The Pendleton Civil Service Reform Act (ch. 27, 22 Stat. 403) of United States is a federal law established in 1883 that stipulated that government jobs should be awarded on the basis of merit. The act provided selection of government employees competitive exams, rather than ties to politicians or political affiliation. It also made it illegal to fire or demote government employees for political reasons and prohibits soliciting campaign donations on Federal government property. To enforce the merit system and the judicial system, the law also created the United States Civil Service Commission. A crucial result was the shift of the parties to reliance on funding from business, since they could no longer depend on patronage hopefuls.
Started during the Chester A. Arthur administration, the Pendleton Act served as a response to the massive public support of civil service reform that grew following President James Garfield's assassination by Charles Julius Guiteau. Despite his previous support of the patronage system, Arthur, nevertheless, became an ardent supporter of civil service reform as president. The Act was passed into law on January 16, 1883. The Act was sponsored by Senator George H. Pendleton, Democratic Senator of Ohio, and written by Dorman Bridgeman Eaton, a staunch opponent of the patronage system who was later first chairman of the United States Civil Service Commission. However, the law would also prove to be a major political liability for Arthur. The law offended machine politicians within the Republican Party and did not prove to be enough for the party's reformers; hence, Arthur lost popularity within the Republican Party and was unable to win the party's Presidential nomination at the 1884 Republican National Convention.

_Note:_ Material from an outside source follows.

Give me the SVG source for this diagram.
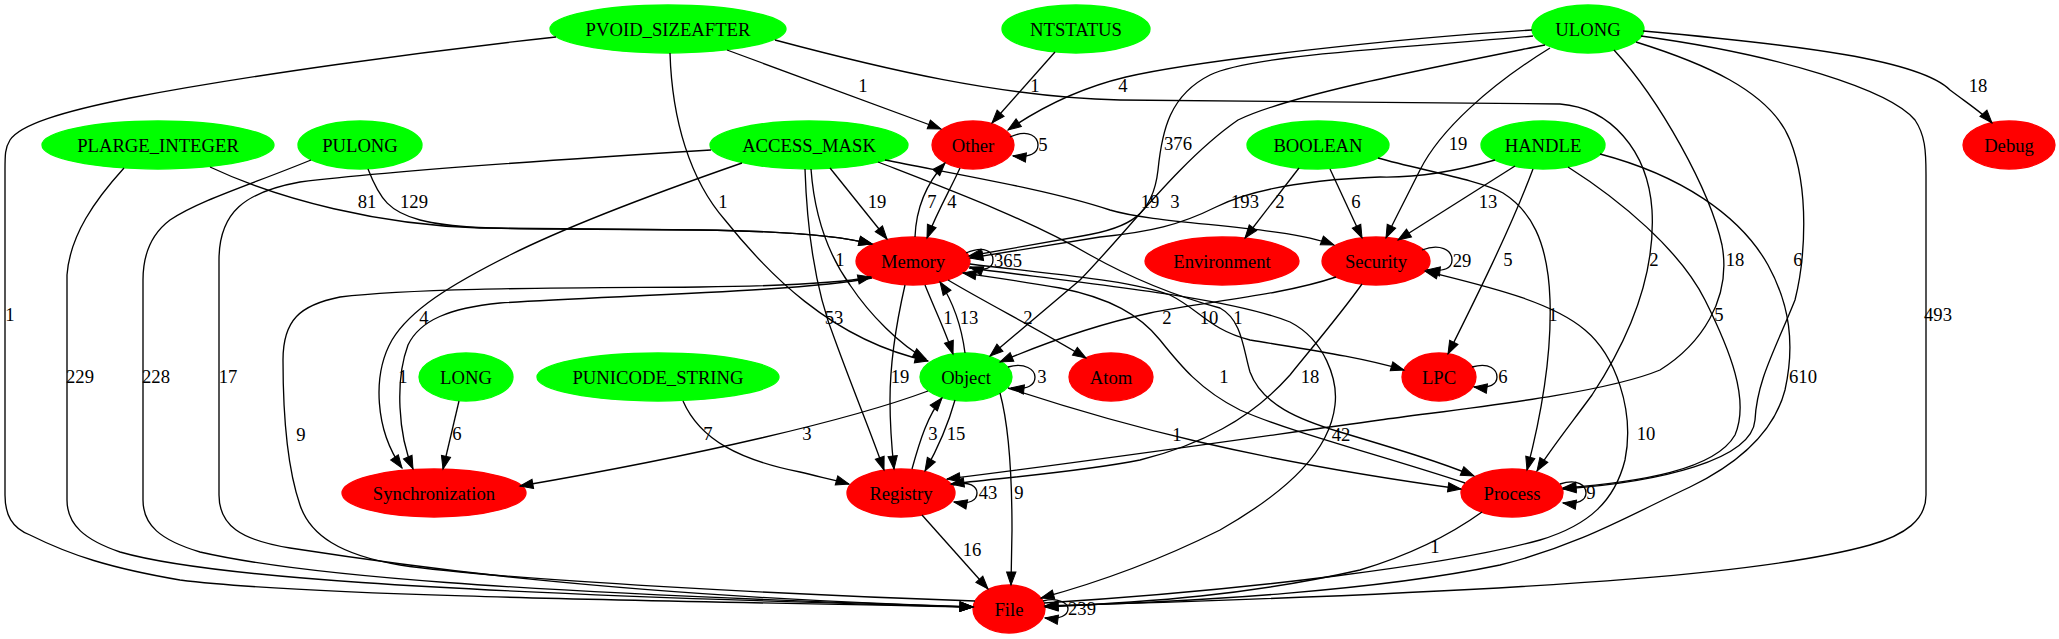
<svg xmlns="http://www.w3.org/2000/svg" width="2059" height="639" viewBox="0 0 2059 639">
<style>
text{font-family:"Liberation Serif","Times New Roman",serif;font-size:18.67px;fill:#000;text-anchor:middle}
.src ellipse{fill:#00ff00;stroke:#00ff00;stroke-width:1.33}
.cat ellipse{fill:#ff0000;stroke:#ff0000;stroke-width:1.33}
#edges path{fill:none;stroke:#000;stroke-width:1.33;marker-end:url(#ah)}
</style>
<defs>
<marker id="ah" markerUnits="userSpaceOnUse" markerWidth="14" markerHeight="10" refX="13" refY="4.67" orient="auto" overflow="visible">
<path d="M0,0 L13,4.67 L0,9.33 Z" fill="#000" stroke="#000" stroke-width="1"/>
</marker>
</defs>
<rect width="2059" height="639" fill="#fff"/>
<g id="n-PVOID_SIZEAFTER" class="src"><ellipse cx="668" cy="29" rx="118" ry="24"/><text x="668" y="35.5">PVOID_SIZEAFTER</text></g>
<g id="n-NTSTATUS" class="src"><ellipse cx="1076" cy="29" rx="74" ry="24"/><text x="1076" y="35.5">NTSTATUS</text></g>
<g id="n-ULONG" class="src"><ellipse cx="1588" cy="29" rx="56" ry="24"/><text x="1588" y="35.5">ULONG</text></g>
<g id="n-PLARGE_INTEGER" class="src"><ellipse cx="158" cy="145" rx="116" ry="24"/><text x="158" y="151.5">PLARGE_INTEGER</text></g>
<g id="n-PULONG" class="src"><ellipse cx="360" cy="145" rx="62" ry="24"/><text x="360" y="151.5">PULONG</text></g>
<g id="n-ACCESS_MASK" class="src"><ellipse cx="809" cy="145" rx="99" ry="24"/><text x="809" y="151.5">ACCESS_MASK</text></g>
<g id="n-Other" class="cat"><ellipse cx="973" cy="145" rx="41" ry="24"/><text x="973" y="151.5">Other</text></g>
<g id="n-BOOLEAN" class="src"><ellipse cx="1318" cy="145" rx="71" ry="24"/><text x="1318" y="151.5">BOOLEAN</text></g>
<g id="n-HANDLE" class="src"><ellipse cx="1543" cy="145" rx="62" ry="24"/><text x="1543" y="151.5">HANDLE</text></g>
<g id="n-Debug" class="cat"><ellipse cx="2009" cy="145" rx="46" ry="24"/><text x="2009" y="151.5">Debug</text></g>
<g id="n-Memory" class="cat"><ellipse cx="913" cy="261" rx="57" ry="24"/><text x="913" y="267.5">Memory</text></g>
<g id="n-Environment" class="cat"><ellipse cx="1222" cy="261" rx="77" ry="24"/><text x="1222" y="267.5">Environment</text></g>
<g id="n-Security" class="cat"><ellipse cx="1376" cy="261" rx="54" ry="24"/><text x="1376" y="267.5">Security</text></g>
<g id="n-LONG" class="src"><ellipse cx="466" cy="377" rx="47" ry="24"/><text x="466" y="383.5">LONG</text></g>
<g id="n-PUNICODE_STRING" class="src"><ellipse cx="658" cy="377" rx="121" ry="24"/><text x="658" y="383.5">PUNICODE_STRING</text></g>
<g id="n-Object" class="src"><ellipse cx="966" cy="377" rx="46" ry="24"/><text x="966" y="383.5">Object</text></g>
<g id="n-Atom" class="cat"><ellipse cx="1111" cy="377" rx="42" ry="24"/><text x="1111" y="383.5">Atom</text></g>
<g id="n-LPC" class="cat"><ellipse cx="1439" cy="377" rx="37" ry="24"/><text x="1439" y="383.5">LPC</text></g>
<g id="n-Synchronization" class="cat"><ellipse cx="434" cy="493" rx="92" ry="24"/><text x="434" y="499.5">Synchronization</text></g>
<g id="n-Registry" class="cat"><ellipse cx="901" cy="493" rx="54" ry="24"/><text x="901" y="499.5">Registry</text></g>
<g id="n-Process" class="cat"><ellipse cx="1512" cy="493" rx="51" ry="24"/><text x="1512" y="499.5">Process</text></g>
<g id="n-File" class="cat"><ellipse cx="1009" cy="609" rx="36" ry="24"/><text x="1009" y="615.5">File</text></g>
<g id="edges">
<path d="M556,37 C420,52 250,75 130,98 C60,112 20,125 10,140 C5,148 5,155 5,170 L5,495 C5,515 12,528 30,535 C70,555 110,568 180,580 C300,595 600,600 973,607"/>
<path d="M727,50 L941,129"/>
<path d="M670,53 C672,120 690,180 725,220 C765,270 830,340 928,361"/>
<path d="M775,40 C880,68 1000,97 1120,100 L1560,104 C1610,108 1648,150 1652,210 C1656,280 1625,345 1592,395 C1570,425 1550,450 1537,471"/>
<path d="M1055,52 L992,123"/>
<path d="M1532,30 C1400,38 1200,60 1126,77 C1080,88 1040,108 1008,130"/>
<path d="M1533,36 C1400,48 1250,55 1210,75 C1170,95 1162,130 1158,170 C1153,215 1130,228 1082,236 L969,256"/>
<path d="M1545,45 C1420,70 1290,95 1238,120 C1180,160 1126,233 1080,280 L990,356"/>
<path d="M1550,48 C1490,85 1440,130 1420,170 C1400,210 1392,225 1386,238"/>
<path d="M1643,31 C1800,45 1920,60 1950,90 C1970,105 1985,115 1992,123"/>
<path d="M1614,50 C1660,100 1710,190 1722,245 C1732,300 1700,345 1660,370 C1600,395 1450,410 1380,420 C1250,438 1100,460 947,479"/>
<path d="M1636,42 C1700,62 1770,90 1790,140 C1810,190 1805,260 1795,300 C1775,350 1757,380 1755,420 C1752,460 1660,482 1563,489"/>
<path d="M1641,36 C1780,55 1890,90 1915,120 C1925,135 1926,150 1926,175 L1926,495 C1926,520 1905,535 1870,545 C1780,570 1600,590 1045,606"/>
<path d="M210,167 C280,200 380,225 480,228 L700,230 C780,231 840,236 872,244"/>
<path d="M368,169 C380,200 390,212 420,220 C450,228 500,229 560,229 L700,230 C780,231 840,236 872,244"/>
<path d="M124,168 C95,200 70,235 67,275 L67,500 C67,525 85,540 120,552 C200,575 400,592 973,607"/>
<path d="M311,160 C250,185 200,200 170,220 C150,235 143,255 143,280 L143,500 C143,525 160,540 200,552 C300,575 500,592 973,607"/>
<path d="M711,150 C550,160 380,172 300,182 C245,192 219,212 219,260 L219,495 C219,525 240,540 290,548 C400,565 600,595 973,607"/>
<path d="M830,168 L887,239"/>
<path d="M885,160 C960,175 1050,190 1110,210 C1160,225 1280,225 1334,245"/>
<path d="M878,162 C950,190 1030,220 1090,255 C1140,283 1190,300 1220,308 C1242,320 1243,348 1250,372 C1262,405 1300,420 1340,432 C1400,450 1440,462 1474,476"/>
<path d="M811,169 C814,210 825,250 850,285 C870,315 900,345 926,359"/>
<path d="M805,169 C807,230 815,290 835,340 C855,395 870,430 884,470"/>
<path d="M742,163 C650,195 560,230 510,255 C450,285 410,310 392,340 C372,375 375,430 402,468"/>
<path d="M872,278 C800,292 600,296 500,303 C450,308 420,320 408,345 C395,380 398,435 413,469"/>
<path d="M975,601 C800,595 500,580 400,565 C340,555 310,535 300,505 C288,470 283,420 283,360 C283,320 300,305 340,297 C420,287 600,288 700,287 C790,286 840,283 871,277"/>
<path d="M915,237 C916,210 925,185 945,163"/>
<path d="M960,168 C950,190 938,210 927,238"/>
<path d="M925,285 C935,310 945,330 953,354"/>
<path d="M965,353 C962,330 955,305 940,282"/>
<path d="M948,280 C990,305 1040,330 1086,358"/>
<path d="M905,285 C897,320 890,360 890,400 C890,430 892,450 894,469"/>
<path d="M970,264 C1050,274 1130,280 1170,295 C1200,310 1210,330 1250,340 C1310,350 1360,357 1404,370"/>
<path d="M969,268 C1100,285 1230,298 1290,322 C1325,340 1338,380 1335,405 C1330,450 1290,490 1220,530 C1160,560 1100,582 1041,598"/>
<path d="M1465,483 C1380,455 1290,432 1240,410 C1200,390 1180,365 1160,340 C1140,315 1110,298 1060,288 C1020,281 990,277 963,273"/>
<path d="M1008,388 C1120,425 1250,460 1461,489"/>
<path d="M1336,277 C1280,296 1200,302 1150,313 C1090,326 1040,345 1000,362"/>
<path d="M1362,284 C1340,315 1310,350 1290,375 C1250,420 1200,445 1140,460 C1080,472 1000,478 951,484"/>
<path d="M1044,603 C1250,590 1450,565 1540,540 C1590,525 1615,500 1625,460 C1635,410 1615,355 1585,330 C1550,300 1480,285 1425,271"/>
<path d="M1495,160 C1460,170 1420,178 1380,177 C1300,180 1250,190 1216,207 C1180,225 1150,232 1100,237 L970,258"/>
<path d="M1299,168 L1245,238"/>
<path d="M1330,169 L1362,238"/>
<path d="M1515,166 L1398,240"/>
<path d="M1533,169 C1510,230 1475,300 1448,354"/>
<path d="M1568,167 C1620,200 1680,250 1705,300 C1730,350 1750,400 1735,435 C1715,470 1640,482 1563,488"/>
<path d="M1600,154 C1680,175 1740,215 1768,265 C1790,305 1795,345 1785,390 C1772,440 1725,470 1690,487 C1630,515 1580,545 1500,565 C1380,590 1200,602 1045,606"/>
<path d="M1378,158 C1420,170 1480,180 1503,193 C1530,210 1548,240 1550,300 C1552,360 1540,420 1527,470"/>
<path d="M1482,512 C1450,535 1410,555 1360,570 C1250,595 1150,602 1045,607"/>
<path d="M922,515 L988,589"/>
<path d="M1000,393 C1010,430 1012,480 1012,530 L1011,585"/>
<path d="M912,469 C920,440 928,415 942,398"/>
<path d="M955,400 C948,425 938,448 925,471"/>
<path d="M928,391 C850,420 700,455 520,486"/>
<path d="M683,401 C700,440 740,460 800,472 C820,477 835,480 849,484"/>
<path d="M459,401 L443,469"/>
<path d="M1010,137 C1030,128 1038,138 1038,145 C1038,153 1030,158 1013,156"/>
<path d="M966,253 C985,245 993,252 993,260 C993,268 985,272 970,267"/>
<path d="M1422,250 C1440,243 1452,250 1452,260 C1452,268 1445,272 1427,270"/>
<path d="M1008,367 C1025,362 1035,370 1035,377 C1035,385 1028,390 1011,388"/>
<path d="M953,485 C970,480 977,487 977,493 C977,500 970,505 954,502"/>
<path d="M1472,367 C1490,362 1497,370 1497,377 C1497,384 1490,389 1474,387"/>
<path d="M1560,484 C1578,478 1586,486 1586,493 C1586,500 1578,505 1563,503"/>
<path d="M1043,601 C1058,597 1068,603 1068,609 C1068,615 1060,620 1045,618"/>
</g>
<g id="edge-labels">
<text x="10" y="321">1</text>
<text x="863" y="92">1</text>
<text x="723" y="208">1</text>
<text x="1654" y="266">2</text>
<text x="1035" y="92">1</text>
<text x="1123" y="92">4</text>
<text x="1178" y="150">376</text>
<text x="1175" y="208">3</text>
<text x="1458" y="150">19</text>
<text x="1978" y="92">18</text>
<text x="1735" y="266">18</text>
<text x="1798" y="266">6</text>
<text x="1938" y="321">493</text>
<text x="367" y="208">81</text>
<text x="414" y="208">129</text>
<text x="80" y="383">229</text>
<text x="156" y="383">228</text>
<text x="228" y="383">17</text>
<text x="877" y="208">19</text>
<text x="1150" y="208">19</text>
<text x="1238" y="324">1</text>
<text x="840" y="266">1</text>
<text x="834" y="324">53</text>
<text x="424" y="324">4</text>
<text x="403" y="383">1</text>
<text x="301" y="441">9</text>
<text x="932" y="208">7</text>
<text x="952" y="208">4</text>
<text x="948" y="324">1</text>
<text x="969" y="324">13</text>
<text x="1028" y="324">2</text>
<text x="900" y="383">19</text>
<text x="1209" y="324">10</text>
<text x="1341" y="441">42</text>
<text x="1224" y="383">1</text>
<text x="1177" y="441">1</text>
<text x="1167" y="324">2</text>
<text x="1310" y="383">18</text>
<text x="1646" y="440">10</text>
<text x="1245" y="208">193</text>
<text x="1280" y="208">2</text>
<text x="1356" y="208">6</text>
<text x="1488" y="208">13</text>
<text x="1508" y="266">5</text>
<text x="1719" y="321">5</text>
<text x="1803" y="383">610</text>
<text x="1553" y="321">1</text>
<text x="1435" y="553">1</text>
<text x="972" y="556">16</text>
<text x="1019" y="499">9</text>
<text x="933" y="440">3</text>
<text x="956" y="440">15</text>
<text x="807" y="440">3</text>
<text x="708" y="440">7</text>
<text x="457" y="440">6</text>
<text x="1043" y="151">5</text>
<text x="1008" y="267">365</text>
<text x="1462" y="267">29</text>
<text x="1042" y="383">3</text>
<text x="988" y="499">43</text>
<text x="1503" y="383">6</text>
<text x="1591" y="499">9</text>
<text x="1082" y="615">239</text>
</g>
</svg>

The law only applied to federal government jobs: not to the state and local jobs that were the basis for political machines. At first, the Pendleton Act only covered very few jobs, as only 10% of the US government's civilian employees had civil service jobs. However, there was a ratchet provision whereby outgoing presidents could lock in their own appointees by converting their jobs to civil service. After a series of party reversals at the presidential level (1884, 1888, 1892, 1896), the result was that most federal jobs were under civil service. One result was more expertise and less politics.